Coffey has more than 20 years of experience providing data management and statistical support—which involves designing trials and monitoring and analyzing data—for clinical trials and other health-related studies to inform further health care development and treatment. His work has examined multiple conditions, such as Huntington’s disease, hypertension, multiple sclerosis, obesity, Parkinson’s disease, stroke, and traumatic brain injury.
Coffey serves as the principal investigator of the Data Coordinating Center for the Network for Excellence in Neuroscience Clinical Trials, co-principal investigator of the Clinical Coordinating Center for the Acute to Chronic Pain Signatures program, and head of the Statistics Core for the Parkinson’s Progression Markers Initiative. He has published extensively in the areas of adaptive designs and general clinical trial design.
Coffey received a bachelor’s degree in business administration from the University of Tennessee and a master’s degree and PhD in biostatistics from the University of North Carolina. He came to Iowa in 2009.
Tilley teaches tort and constitutional law, with an emphasis on defamation and lawsuits involving speech. She has focused on how engagement from everyday people in the law, such as jury trials resolving neighbor-to-neighbor conflicts, is the ideal way to create fair treatment and personal dignity for all. Her work has also explored issues such as media freedom, artificial intelligence, and police accountability.
Tilley’s work has appeared in the Yale Law Journal, the Northwestern University Law Review, and the Journal of Tort Law. She also has been selected for presentation at the Harvard/Yale/Stanford Junior Faculty Forum.
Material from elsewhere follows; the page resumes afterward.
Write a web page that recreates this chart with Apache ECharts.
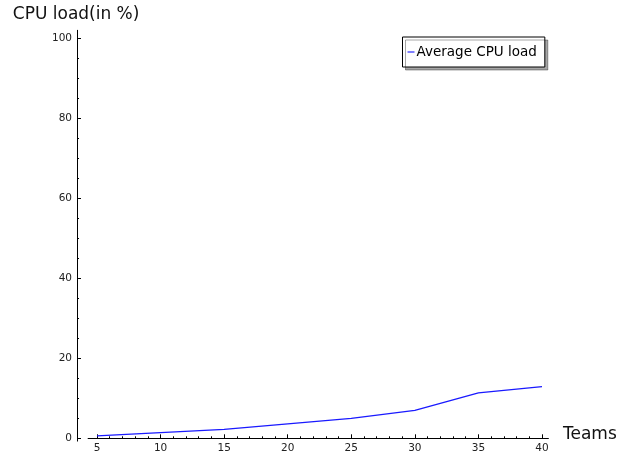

Tilley graduated from Northwestern University Law School, where she was editor in chief of the Northwestern University Law Review and taught at Northwestern as a visiting assistant professor. After law school, she clerked for Judge Richard D. Cudahy of the U.S. Court of Appeals for the Seventh Circuit. She came to Iowa in 2017.
The Presidential Lecture Series provides an opportunity for distinguished faculty members to present significant aspects of their work to the greater university community and general public. The university established the annual series to encourage intellectual communication among the many disciplines that constitute the UI, as well as to provide a public forum for scholarship, research, and creative achievement. The series is made possible by the generosity of donors of unrestricted gifts to the UI Center for Advancement.